A amizade entre Lula e Freud estremeceu em 2006, quando o ex-agente da Polícia Federal Gedimar Passos afirmou em depoimento à PF que, a mando de Freud, tentou comprar por R$ 1,75 milhão suposto dossiê contra o ex-ministro da Saúde e então candidato a governador de São Paulo José Serra (PSDB). A papelada teria informações sobre o envolvimento do tucano na venda de ambulâncias superfaturadas.

À época, o então ministro da Justiça Márcio Thomaz Bastos entrou em campo para tentar evitar que a polêmica chegasse ao presidente. Indicou, inclusive, um advogado para Freud. O ex-segurança sustentou que não tinha a ver com o escândalo e que possuía meios de provar sua inocência.

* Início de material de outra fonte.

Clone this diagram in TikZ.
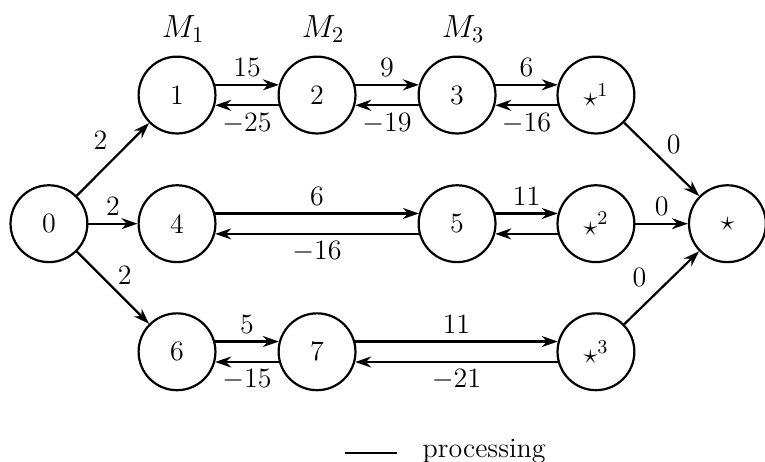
\RequirePackage{fix-cm}
\documentclass[tikz,border=0pt]{standalone}
\usepackage{amsmath,amssymb}
\usepackage{tikz}
\usetikzlibrary{arrows.meta,positioning}
\newcommand{\lblfont}{\fontsize{14}{16}\selectfont}
\newcommand{\machfont}{\fontsize{16}{18}\selectfont}

\begin{document}
\begin{tikzpicture}[
    state/.style={circle,draw,line width=1.1pt,minimum size=1.35cm,
                  inner sep=0pt,font=\lblfont},
    arr/.style={-{Stealth[length=8pt,width=5.5pt]},line width=1.1pt},
    wt/.style={font=\lblfont},
    mach/.style={font=\machfont,label distance=3pt,xshift=3pt},
  ]
  \useasboundingbox (0,0) rectangle (13.44,8.10);

  \node[state] (n0) at (0.86,4.17) {0};
  \node[state,label={[mach]above:$M_1$}] (n1) at (3.11,6.43) {1};
  \node[state,label={[mach]above:$M_2$}] (n2) at (5.57,6.43) {2};
  \node[state,label={[mach]above:$M_3$}] (n3) at (8.03,6.43) {3};
  \node[state] (s1) at (10.47,6.43) {$\star^1$};

  \node[state] (n4) at (3.11,4.17) {4};
  \node[state] (n5) at (8.03,4.17) {5};
  \node[state] (s2) at (10.47,4.17) {$\star^2$};
  \node[state] (st) at (12.78,4.17) {$\star$};

  \node[state] (n6) at (3.11,1.92) {6};
  \node[state] (n7) at (5.57,1.92) {7};
  \node[state] (s3) at (10.47,1.92) {$\star^3$};

  % source arcs
  \draw[arr] (n0) -- node[wt,pos=0.53,above left]{2} (n1);
  \draw[arr] (n0) -- node[wt,above]{2} (n4);
  \draw[arr] (n0) -- node[wt,pos=0.51,above right,inner sep=1.5pt]{2} (n6);

  % forward and backward arcs
  \draw[arr] (n1.15) -- node[wt,above]{15} (n2.165);
  \draw[arr] (n2.195) -- node[wt,below]{$-25$} (n1.-15);
  \draw[arr] (n2.15) -- node[wt,above]{9} (n3.165);
  \draw[arr] (n3.195) -- node[wt,below]{$-19$} (n2.-15);
  \draw[arr] (n3.15) -- node[wt,above]{6} (s1.165);
  \draw[arr] (s1.195) -- node[wt,below]{$-16$} (n3.-15);

  \draw[arr] (n4.15) -- node[wt,above]{6} (n5.165);
  \draw[arr] (n5.195) -- node[wt,below]{$-16$} (n4.-15);
  \draw[arr] (n5.15) -- node[wt,above]{11} (s2.165);
  \draw[arr] (s2.195) -- (n5.-15);

  \draw[arr] (n6.15) -- node[wt,above]{5} (n7.165);
  \draw[arr] (n7.195) -- node[wt,below]{$-15$} (n6.-15);
  \draw[arr] (n7.15) -- node[wt,above]{11} (s3.165);
  \draw[arr] (s3.195) -- node[wt,below]{$-21$} (n7.-15);

  % sink arcs
  \draw[arr] (s1) -- node[wt,above right,inner sep=2pt]{0} (st);
  \draw[arr] (s2) -- node[wt,above]{0} (st);
  \draw[arr] (s3) -- node[wt,pos=0.4,above left]{0} (st);

  % legend
  \coordinate (legA) at (6.06,0.14);
  \coordinate (legB) at (6.98,0.14);
  \draw[line width=1.1pt] (legA) -- (legB);
  \node[wt,anchor=base west,inner sep=0pt] (proc) at (7.42,0.07) {processing};
\end{tikzpicture}
\end{document}
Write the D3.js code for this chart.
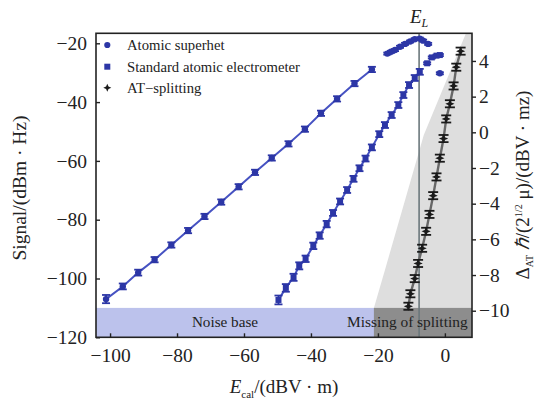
<!DOCTYPE html>
<html>
<head>
<meta charset="utf-8">
<script src="https://cdn.jsdelivr.net/npm/d3@7"></script>
<style>
  body { margin: 0; background: #fff; }
  text { font-family: "Liberation Serif", "Times New Roman", serif; fill: #222; }
</style>
</head>
<body>
<svg id="chart" width="546" height="403"></svg>
<script>
// ---- data -------------------------------------------------------------
// Atomic superhet: linear region (fitted line) and saturation near E_L
const superhetE = [-101.2, -96.2, -91.6, -86.7, -81.7, -76.7, -71.8, -66.8, -61.6, -56.7, -51.7, -46.7, -41.8, -37.0, -32.2, -27.0, -21.8];
const superhetS = [-107.0, -102.7, -98.0, -93.6, -88.6, -83.7, -78.9, -74.0, -68.8, -63.9, -59.0, -54.2, -49.2, -43.8, -38.9, -33.7, -28.9];
const superhetErr = [1.4, 1.0, 1.0, 0.9, 0.9, 0.9, 0.9, 0.9, 0.9, 0.9, 0.9, 0.9, 0.9, 0.9, 0.9, 0.9, 0.9];
const superhetSatE = [-17.2, -16.1, -14.9, -13.4, -11.9, -10.4, -9.0, -7.5, -6.5, -5.0, -1.5];
const superhetSatS = [-23.5, -22.9, -22.3, -21.2, -20.2, -19.4, -18.6, -18.4, -19.1, -20.2, -30.2];

// Standard atomic electrometer
const standardE = [-49.7, -47.5, -45.2, -43.5, -41.6, -39.3, -37.4, -35.3, -33.4, -31.3, -29.2, -27.3, -25.5, -23.7, -21.8, -19.6, -17.9, -15.9, -13.9, -12.4, -10.7, -9.0, -7.5];
const standardS = [-107.3, -103.2, -99.6, -95.7, -93.3, -88.9, -85.4, -81.5, -77.7, -73.8, -69.9, -66.1, -62.5, -59.2, -55.4, -50.9, -47.8, -44.4, -41.0, -37.6, -34.2, -31.8, -29.7];
const standardErr = [1.5, 1.3, 1.2, 1.2, 1.1, 1.1, 1.1, 1.1, 1.0, 1.0, 1.0, 1.0, 1.0, 1.0, 1.0, 1.0, 1.0, 1.0, 1.0, 1.0, 1.0, 1.0, 1.0];
const standardSatE = [-5.3, -3.9, -2.5, -1.5];
const standardSatS = [-26.8, -24.8, -24.2, -24.0];

// AT splitting (right axis)
const atE = [4.7, 3.4, 2.6, 1.5, 0.4, -0.4, -1.5, -2.5, -3.5, -4.6, -5.6, -6.8, -8.0, -9.0, -10.3, -10.9];
const atSplit = [4.55, 3.65, 2.6, 1.6, 0.75, -0.35, -1.45, -2.5, -3.55, -4.6, -5.55, -6.5, -7.35, -8.2, -9.05, -9.75];
const atErr = 0.2;

// reference levels
const noiseFloor = -110;
const fieldLimit = -7.7; // E_L
// region where the AT splitting can no longer be resolved (E, signal)
const splitRegion = [[-21.2, -110], [-17.9, -97.1], [-6.3, -51.2], [6.3, -16.6]];

// ticks
const xTicks = [-100, -80, -60, -40, -20, 0];
const yTicks = [-120, -100, -80, -60, -40, -20];
const yRightTicks = [-10, -8, -6, -4, -2, 0, 2, 4];

const legendItems = ["Atomic superhet", "Standard atomic electrometer", "AT\u2212splitting"];

// ---- layout -----------------------------------------------------------
const L = 96, R = 472, T = 33.3, B = 337.3;
const xDom = [-104.2, 8.1], yDom = [-120, -16.6], yRDom = [-11.49, 5.55];

const x = d3.scaleLinear().domain(xDom).range([L, R]);
const y = d3.scaleLinear().domain(yDom).range([B, T]);
const yR = d3.scaleLinear().domain(yRDom).range([B, T]);

const svg = d3.select("#chart");
const blue = "#2c36a6", blueLine = "#4652c2";
const minus = v => (v < 0 ? "\u2212" + Math.abs(v) : String(v));

// four-pointed star used for the AT-splitting markers
const star4 = s => `M0,${-s}L${s * 0.3},${-s * 0.3}L${s},0L${s * 0.3},${s * 0.3}L0,${s}L${-s * 0.3},${s * 0.3}L${-s},0L${-s * 0.3},${-s * 0.3}Z`;

// ---- background regions -----------------------------------------------
svg.append("rect")
  .attr("x", x(xDom[0])).attr("y", y(noiseFloor))
  .attr("width", x(xDom[1]) - x(xDom[0])).attr("height", y(yDom[0]) - y(noiseFloor))
  .attr("fill", "#bcc2ec");

const regionPts = splitRegion.concat([[xDom[1], yDom[1]], [xDom[1], noiseFloor]]);
svg.append("path")
  .attr("d", d3.line().x(d => x(d[0])).y(d => y(d[1]))(regionPts) + "Z")
  .attr("fill", "#dedede");

svg.append("rect")
  .attr("x", x(splitRegion[0][0])).attr("y", y(noiseFloor))
  .attr("width", x(xDom[1]) - x(splitRegion[0][0])).attr("height", y(yDom[0]) - y(noiseFloor))
  .attr("fill", "#8d8d8d");

// E_L marker line
svg.append("line")
  .attr("x1", x(fieldLimit)).attr("x2", x(fieldLimit))
  .attr("y1", y(yDom[1])).attr("y2", y(yDom[0]))
  .attr("stroke", "#6b787c").attr("stroke-width", 1.6);

// ---- series -----------------------------------------------------------
const zip = (a, b, e) => a.map((v, i) => ({ e: v, s: b[i], err: Array.isArray(e) ? e[i] : e }));

const superhet = zip(superhetE, superhetS, superhetErr);
const superhetSat = zip(superhetSatE, superhetSatS, 0.35);
const standard = zip(standardE, standardS, standardErr);
const standardSat = zip(standardSatE, standardSatS, 0.35);
const at = zip(atE, atSplit, atErr);

svg.append("path")
  .attr("d", d3.line().x(d => x(d.e)).y(d => y(d.s))(superhet))
  .attr("fill", "none").attr("stroke", blueLine).attr("stroke-width", 2);
svg.append("path")
  .attr("d", d3.line().x(d => x(d.e)).y(d => y(d.s))(standard))
  .attr("fill", "none").attr("stroke", blueLine).attr("stroke-width", 2);
svg.append("path")
  .attr("d", d3.line().x(d => x(d.e)).y(d => yR(d.s))(at))
  .attr("fill", "none").attr("stroke", "#676767").attr("stroke-width", 2.4);

function errorBars(data, ys, color, cap) {
  const g = svg.append("g").attr("stroke", color).attr("stroke-width", 1.8);
  data.forEach(d => {
    const cx = x(d.e), y1 = ys(d.s - d.err), y2 = ys(d.s + d.err);
    g.append("line").attr("x1", cx).attr("x2", cx).attr("y1", y1).attr("y2", y2);
    g.append("line").attr("x1", cx - cap).attr("x2", cx + cap).attr("y1", y1).attr("y2", y1);
    g.append("line").attr("x1", cx - cap).attr("x2", cx + cap).attr("y1", y2).attr("y2", y2);
  });
}

errorBars(superhet.concat(superhetSat), y, blue, 4);
svg.append("g").selectAll("circle").data(superhet.concat(superhetSat)).join("circle")
  .attr("cx", d => x(d.e)).attr("cy", d => y(d.s)).attr("r", 3.2).attr("fill", blue);

errorBars(standard.concat(standardSat), y, blue, 4);
svg.append("g").selectAll("rect").data(standard.concat(standardSat)).join("rect")
  .attr("x", d => x(d.e) - 3).attr("y", d => y(d.s) - 3).attr("width", 6).attr("height", 6).attr("fill", blue);

errorBars(at, yR, "#1a1a1a", 5);
svg.append("g").selectAll("path").data(at).join("path")
  .attr("transform", d => `translate(${x(d.e)},${yR(d.s)})`)
  .attr("d", star4(4.6))
  .attr("fill", "#1a1a1a");

// ---- frame and axes ---------------------------------------------------
svg.append("rect").attr("x", L).attr("y", T).attr("width", R - L).attr("height", B - T)
  .attr("fill", "none").attr("stroke", "#222").attr("stroke-width", 1.6);

const axL = svg.append("g").attr("transform", `translate(${L},0)`)
  .call(d3.axisLeft(y).tickValues(yTicks).tickSize(-4).tickPadding(9).tickFormat(minus));
const axB = svg.append("g").attr("transform", `translate(0,${B})`)
  .call(d3.axisBottom(x).tickValues(xTicks).tickSize(-4).tickPadding(11).tickFormat(minus));
const axR = svg.append("g").attr("transform", `translate(${R},0)`)
  .call(d3.axisRight(yR).tickValues(yRightTicks).tickSize(4).tickPadding(3).tickFormat(minus));

[axL, axB, axR].forEach(a => {
  a.select(".domain").remove();
  a.selectAll(".tick line").attr("stroke", "#222").attr("stroke-width", 1.4);
  a.selectAll(".tick text").attr("font-family", "Liberation Serif, serif").attr("font-size", 19.5).attr("fill", "#222");
});

// ---- region labels ----------------------------------------------------
svg.append("text").attr("x", 225).attr("y", 327).attr("text-anchor", "middle")
  .attr("font-size", 15.2).text("Noise base");
svg.append("text").attr("x", 347).attr("y", 327)
  .attr("font-size", 15.4).text("Missing of splitting");

// E_L label
const el = svg.append("text").attr("x", x(fieldLimit)).attr("y", 23).attr("text-anchor", "middle").attr("font-size", 19);
el.append("tspan").attr("font-style", "italic").text("E");
el.append("tspan").attr("font-style", "italic").attr("font-size", 12).attr("dy", 4).text("L");

// ---- legend -----------------------------------------------------------
const lg = svg.append("g");
const legY = [45, 66.7, 87.7];
lg.append("circle").attr("cx", 107.3).attr("cy", legY[0]).attr("r", 3.1).attr("fill", blue);
lg.append("rect").attr("x", 104.3).attr("y", legY[1] - 3).attr("width", 6).attr("height", 6).attr("fill", blue);
lg.append("path").attr("transform", `translate(107.3,${legY[2]})`).attr("d", star4(4)).attr("fill", "#1a1a1a");
legendItems.forEach((t, i) => {
  lg.append("text").attr("x", 127).attr("y", legY[i] + 5).attr("font-size", 14.7).text(t);
});

// ---- axis titles ------------------------------------------------------
const xl = svg.append("text").attr("x", 284).attr("y", 393).attr("text-anchor", "middle").attr("font-size", 19);
xl.append("tspan").attr("font-style", "italic").text("E");
xl.append("tspan").attr("font-size", 11).attr("dy", 5).text("cal");
xl.append("tspan").attr("dy", -5).text("/(dBV \u00b7 m)");

svg.append("text").attr("transform", "translate(26,188) rotate(-90)").attr("text-anchor", "middle")
  .attr("font-size", 19.5).text("Signal/(dBm \u00b7 Hz)");

const yl = svg.append("text").attr("transform", "translate(529,185) rotate(-90)").attr("text-anchor", "middle").attr("font-size", 19);
yl.append("tspan").text("\u0394");
yl.append("tspan").attr("font-size", 10).attr("dy", 4).text("AT");
yl.append("tspan").attr("dy", -4).attr("font-style", "italic").text(" \u210f");
yl.append("tspan").text("/(2");
yl.append("tspan").attr("font-size", 10).attr("dy", -7).text("1/2");
yl.append("tspan").attr("dy", 7).text(" \u03bc)/(dBV \u00b7 mz)");
</script>
</body>
</html>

Apesar da calma que procurava aparentar, teve de ser acalmado por integrantes da direção do PT para não dar declarações que pudessem trazer desgaste político ao partido e a seus dirigentes.

À Polícia Federal, Freud confirmou que estivera por quatro vezes com Gedimar, mas negou qualquer envolvimento com a tentativa de compra do dossiê. Gedimar depois voltou atrás das declarações iniciais e inocentou o ex-assessor presidencial. Freud não foi indiciado pela PF.

Empresa

Como parte da operação de contenção de danos do "escândalo dos aloprados", Freud voltou para São Paulo. Abatido pelas denúncias, passou a atuar na empresa de segurança privada da sua família, a Caso.

Hoje, a empresa tem cerca de 70 funcionários e presta serviços para diversos clientes. Um dos principais é justamente o PT, de quem recebeu até o ano passado mais de R$ 1 milhão. Também trabalha para o Sindicato dos Bancários e para o deputado Ricardo Berzoini (PT), fazendo a segurança de seus escritórios. Até há pouco, tinha como cliente a Bancoop, cooperativa habitacional do sindicato, da qual recebeu, entre 2005 e 2006, R$ 1,5 milhão.